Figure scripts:
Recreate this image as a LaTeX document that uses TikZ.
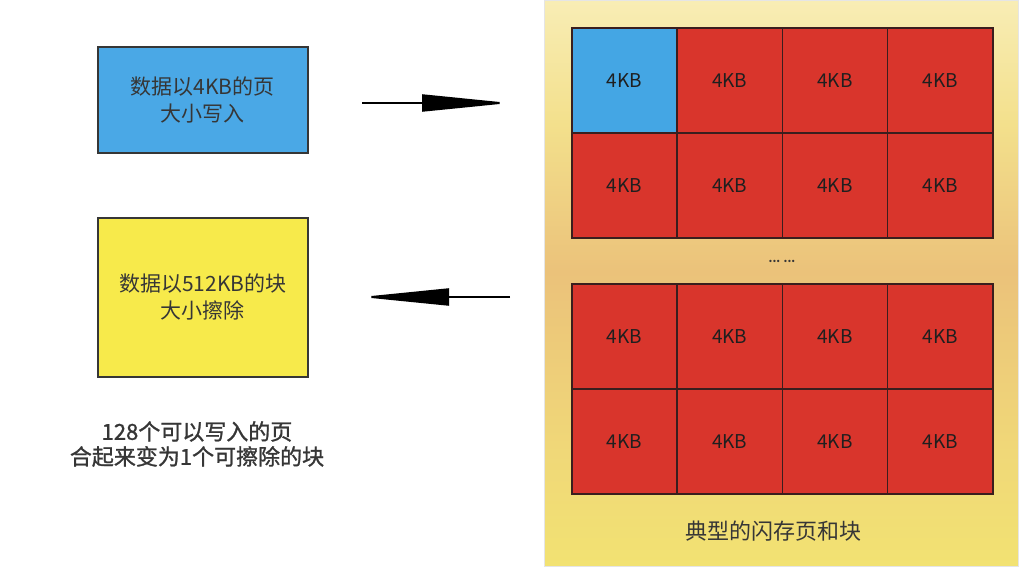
\documentclass[tikz,border=0pt]{standalone}
\usepackage{fontspec}
\setmainfont{Liberation Serif}
\newfontfamily\cjk{Noto Sans CJK SC}
\newfontfamily\cjkbold[FakeBold=1.2]{Noto Sans CJK SC}
\usetikzlibrary{arrows.meta}
\definecolor{boxblue}{HTML}{4AA8E6}
\definecolor{boxyellow}{HTML}{F7EA4B}
\definecolor{cellred}{HTML}{D9352C}
\definecolor{cellblue}{HTML}{44A6E4}
\definecolor{celledge}{HTML}{3A1E1E}
\definecolor{paneltop}{HTML}{F8EDB5}
\definecolor{panelup}{HTML}{F3E08C}
\definecolor{panelmid}{HTML}{EBC27A}
\definecolor{panellow}{HTML}{F0D878}
\definecolor{panelbot}{HTML}{F2E272}
\definecolor{txt}{HTML}{363636}
\pgfdeclareverticalshading{panelgrad}{100bp}{color(0bp)=(panelbot); color(25bp)=(panelbot);
  color(35bp)=(panellow); color(51bp)=(panelmid); color(64bp)=(panelup);
  color(75bp)=(paneltop); color(100bp)=(paneltop)}
\begin{document}
\begin{tikzpicture}[x=1pt,y=-1pt,
  infobox/.style={draw=txt, line width=1.5pt, minimum width=210pt, anchor=north west,
    inner sep=0pt, align=center, font=\cjk\fontsize{21}{27}\selectfont, text=txt},
  cell/.style={draw=celledge, line width=1.7pt, fill=cellred, minimum width=105.25pt,
    minimum height=105pt, inner sep=0pt, anchor=north west,
    font=\cjk\fontsize{19}{22}\selectfont, text=black!88},
  flow/.style={line width=2pt, -{Triangle[length=88pt,width=17pt]}},
  caption/.style={font=\cjk\fontsize{22}{26}\selectfont, text=txt, align=center}]
\useasboundingbox (0,0) rectangle (1022,568);
\fill[white] (0,0) rectangle (1022,568);
% panel
\shade[shading=panelgrad, draw=black!10, line width=0.5pt]
  (544,0) rectangle (1018,566);
% left boxes
\node[infobox, fill=boxblue, minimum height=106pt] (write) at (97,46) {数据以4KB的页\\大小写入};
\node[infobox, fill=boxyellow, minimum height=159pt] (erase) at (97,217) {数据以512KB的块\\大小擦除};
\node[caption, font=\cjkbold\fontsize{22}{25}\selectfont] (note) at (197,444) {128个可以写入的页\\合起来变为1个可擦除的块};
% arrows
\coordinate (w1) at (362,103);
\coordinate (w2) at (510,103);
\coordinate (e1) at (510,297);
\coordinate (e2) at (361,297);
\draw[flow] (w1) -- (w2);
\draw[flow] (e1) -- (e2);
% top block
\node[cell, fill=cellblue] (t00) at (571,27) {4KB};
\foreach \r/\c in {0/1,0/2,0/3,1/0,1/1,1/2,1/3}
  \node[cell] (t\r\c) at ({571+105.25*\c},{27+105*\r}) {4KB};
% dots
\node[font=\cjk\bfseries\fontsize{11}{12}\selectfont, text=txt] (dots) at (782,261) {... ...};
% bottom block
\foreach \r in {0,1}
  \foreach \c in {0,1,2,3}
    \node[cell] (b\r\c) at ({571+105.25*\c},{283+105*\r}) {4KB};
\node[caption] (pcap) at (773,531) {典型的闪存页和块};
\end{tikzpicture}
\end{document}
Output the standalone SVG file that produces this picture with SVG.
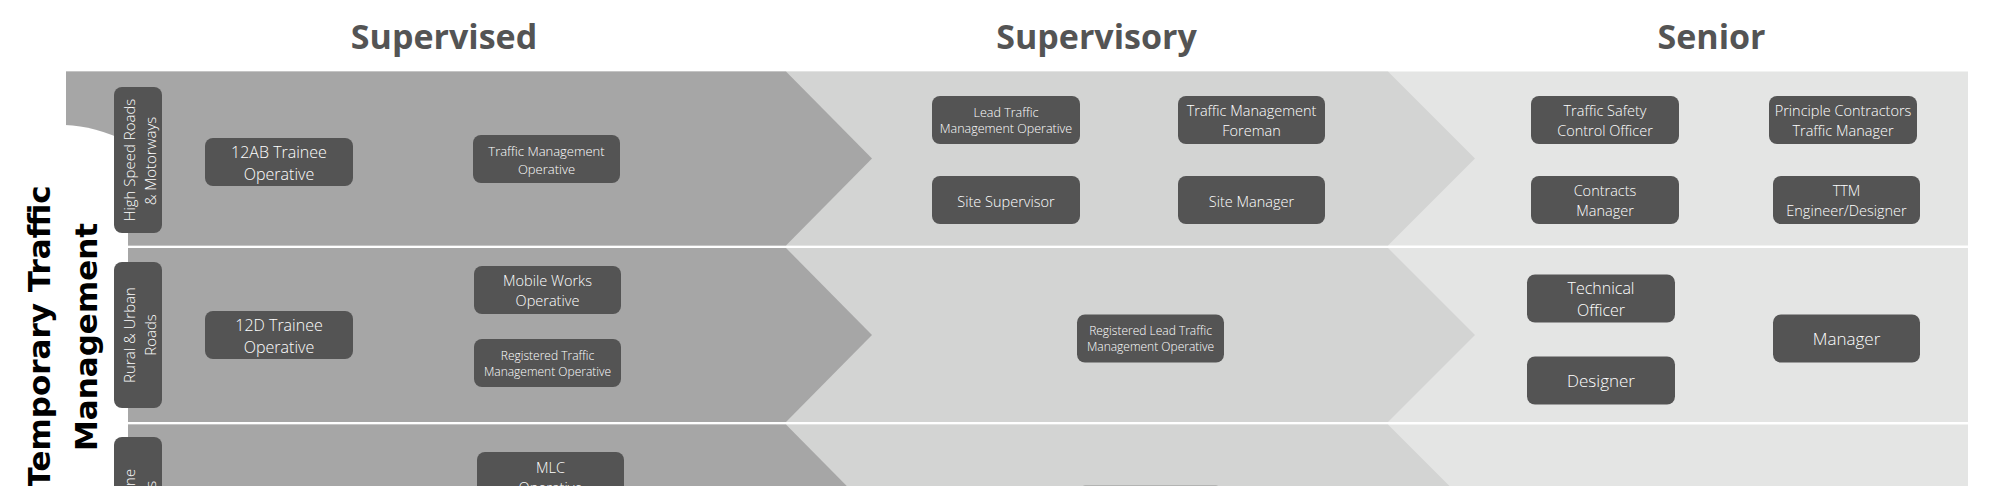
<svg xmlns="http://www.w3.org/2000/svg" width="2000" height="486" viewBox="0 0 2000 486">
<style>
.bg{fill:#ffffff}
.b1{fill:#a6a6a6}
.b2{fill:#d3d4d3}
.b3{fill:#e4e5e4}
.box{fill:#545454}
.lab{fill:#545454}
.t{font-family:"Open Sans","Liberation Sans",sans-serif;font-weight:300;fill:#ffffff;text-anchor:middle}
.h{font-family:"Open Sans","Liberation Sans",sans-serif;font-weight:700;font-size:34px;fill:#545454;text-anchor:middle}
.title{font-family:"DejaVu Sans","Liberation Sans",sans-serif;font-weight:700;font-size:31px;fill:#000000;text-anchor:middle}
.rl{font-family:"Open Sans","Liberation Sans",sans-serif;font-weight:300;font-size:15px;fill:#ffffff;text-anchor:middle}
</style>
<rect class="bg" x="0" y="0" width="2000" height="486"/>

<g id="bands">
  <rect class="b3" x="66" y="71.5" width="1902" height="174"/>
  <polygon class="b2" points="66,71.5 1388,71.5 1475,158.5 1388,245.5 66,245.5"/>
  <polygon class="b1" points="66,71.5 786,71.5 872,158.5 786,245.5 66,245.5"/>
  <rect class="b3" x="66" y="248" width="1902" height="174"/>
  <polygon class="b2" points="66,248 1388,248 1475,335 1388,422 66,422"/>
  <polygon class="b1" points="66,248 786,248 872,335 786,422 66,422"/>
  <rect class="b3" x="66" y="424.5" width="1902" height="174"/>
  <polygon class="b2" points="66,424.5 1388,424.5 1475,511.5 1388,598.5 66,598.5"/>
  <polygon class="b1" points="66,424.5 786,424.5 872,511.5 786,598.5 66,598.5"/>
  <path class="bg" d="M0,125 L65,125 Q95,126 128,142 L128,486 L0,486 Z"/>
</g>

<g id="headings">
  <text class="h" x="444" y="48.5">Supervised</text>
  <text class="h" x="1096.5" y="48.5">Supervisory</text>
  <text class="h" x="1711.5" y="48.5">Senior</text>
</g>

<g id="title">
  <text class="title" transform="translate(50,337) rotate(-90)">Temporary Traffic</text>
  <text class="title" transform="translate(97,337) rotate(-90)">Management</text>
</g>

<g id="row-label-1">
  <rect class="lab" x="114" y="87" width="48" height="146" rx="8"/>
  <text class="rl" transform="translate(134.7,160) rotate(-90)">High Speed Roads</text>
  <text class="rl" transform="translate(155.5,161) rotate(-90)">&amp; Motorways</text>
</g>
<g id="row-label-2">
  <rect class="lab" x="114" y="262" width="48" height="146" rx="8"/>
  <text class="rl" transform="translate(134.7,335) rotate(-90)">Rural &amp; Urban</text>
  <text class="rl" transform="translate(155.5,335) rotate(-90)">Roads</text>
</g>
<g id="row-label-3">
  <rect class="lab" x="114" y="437" width="48" height="146" rx="8"/>
  <text class="rl" transform="translate(134.7,510) rotate(-90)">Mobile Lane</text>
  <text class="rl" transform="translate(155.5,510) rotate(-90)">Closures</text>
</g>

<g id="n-12ab">
  <rect class="box" x="205" y="138" width="148" height="48" rx="8"/>
  <text class="t" font-size="16" x="279" y="157.8">12AB Trainee</text>
  <text class="t" font-size="16" x="279" y="179.8">Operative</text>
</g>
<g id="n-tmo">
  <rect class="box" x="473" y="135" width="147" height="48" rx="8"/>
  <text class="t" font-size="13" x="546.5" y="155.7">Traffic Management</text>
  <text class="t" font-size="13" x="546.5" y="173.7">Operative</text>
</g>
<g id="n-ltmo">
  <rect class="box" x="932" y="96" width="148" height="48" rx="8"/>
  <text class="t" font-size="12.5" x="1006" y="116.5">Lead Traffic</text>
  <text class="t" font-size="12.5" x="1006" y="133">Management Operative</text>
</g>
<g id="n-tmf">
  <rect class="box" x="1178" y="96" width="147" height="48" rx="8"/>
  <text class="t" font-size="14.5" x="1251.5" y="116.2">Traffic Management</text>
  <text class="t" font-size="14.5" x="1251.5" y="136.4">Foreman</text>
</g>
<g id="n-ss">
  <rect class="box" x="932" y="176" width="148" height="48" rx="8"/>
  <text class="t" font-size="14.5" x="1006" y="206.5">Site Supervisor</text>
</g>
<g id="n-sm">
  <rect class="box" x="1178" y="176" width="147" height="48" rx="8"/>
  <text class="t" font-size="14.5" x="1251.5" y="206.5">Site Manager</text>
</g>
<g id="n-tsco">
  <rect class="box" x="1531" y="96" width="148" height="48" rx="8"/>
  <text class="t" font-size="14.5" x="1605" y="116.2">Traffic Safety</text>
  <text class="t" font-size="14.5" x="1605" y="136.4">Control Officer</text>
</g>
<g id="n-pctm">
  <rect class="box" x="1769" y="96" width="148" height="48" rx="8"/>
  <text class="t" font-size="14.5" x="1843" y="116.2">Principle Contractors</text>
  <text class="t" font-size="14.5" x="1843" y="136.4">Traffic Manager</text>
</g>
<g id="n-cm">
  <rect class="box" x="1531" y="176" width="148" height="48" rx="8"/>
  <text class="t" font-size="14.5" x="1605" y="196.2">Contracts</text>
  <text class="t" font-size="14.5" x="1605" y="216.4">Manager</text>
</g>
<g id="n-ttm">
  <rect class="box" x="1773" y="176" width="147" height="48" rx="8"/>
  <text class="t" font-size="14.5" x="1846.5" y="196.2">TTM</text>
  <text class="t" font-size="14.5" x="1846.5" y="216.4">Engineer/Designer</text>
</g>

<g id="n-12d">
  <rect class="box" x="205" y="311" width="148" height="48" rx="8"/>
  <text class="t" font-size="16" x="279" y="330.8">12D Trainee</text>
  <text class="t" font-size="16" x="279" y="352.8">Operative</text>
</g>
<g id="n-mwo">
  <rect class="box" x="474" y="266" width="147" height="48" rx="8"/>
  <text class="t" font-size="14.5" x="547.5" y="286.2">Mobile Works</text>
  <text class="t" font-size="14.5" x="547.5" y="306.4">Operative</text>
</g>
<g id="n-rtmo">
  <rect class="box" x="474" y="339" width="147" height="48" rx="8"/>
  <text class="t" font-size="12" x="547.5" y="359.5">Registered Traffic</text>
  <text class="t" font-size="12" x="547.5" y="375.8">Management Operative</text>
</g>
<g id="n-rltmo">
  <rect class="box" x="1077" y="314.5" width="147" height="48" rx="8"/>
  <text class="t" font-size="12" x="1150.5" y="335">Registered Lead Traffic</text>
  <text class="t" font-size="12" x="1150.5" y="351.3">Management Operative</text>
</g>
<g id="n-to">
  <rect class="box" x="1527" y="274.5" width="148" height="48" rx="8"/>
  <text class="t" font-size="16" x="1601" y="294.3">Technical</text>
  <text class="t" font-size="16" x="1601" y="316.3">Officer</text>
</g>
<g id="n-des">
  <rect class="box" x="1527" y="356.5" width="148" height="48" rx="8"/>
  <text class="t" font-size="17" x="1601" y="387">Designer</text>
</g>
<g id="n-mgr">
  <rect class="box" x="1773" y="314.5" width="147" height="48" rx="8"/>
  <text class="t" font-size="17" x="1846.5" y="345">Manager</text>
</g>

<g id="n-mlc">
  <rect class="box" x="477" y="452" width="147" height="48" rx="8"/>
  <text class="t" font-size="14.5" x="550.5" y="473">MLC</text>
  <text class="t" font-size="14.5" x="550.5" y="493.2">Operative</text>
</g>
<g id="n-row3-supervisory">
  <rect class="box" x="1077" y="485.7" width="147" height="48" rx="8"/>
</g>

<g id="connectors"></g>
</svg>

▶ [Your goal]:
Find each line with the string "that" and copy it out.

▶ [Answer in full]:
Recreate this image as a LaTeX document that uses TikZ.
Output the standalone SVG file that produces this picture with SVG.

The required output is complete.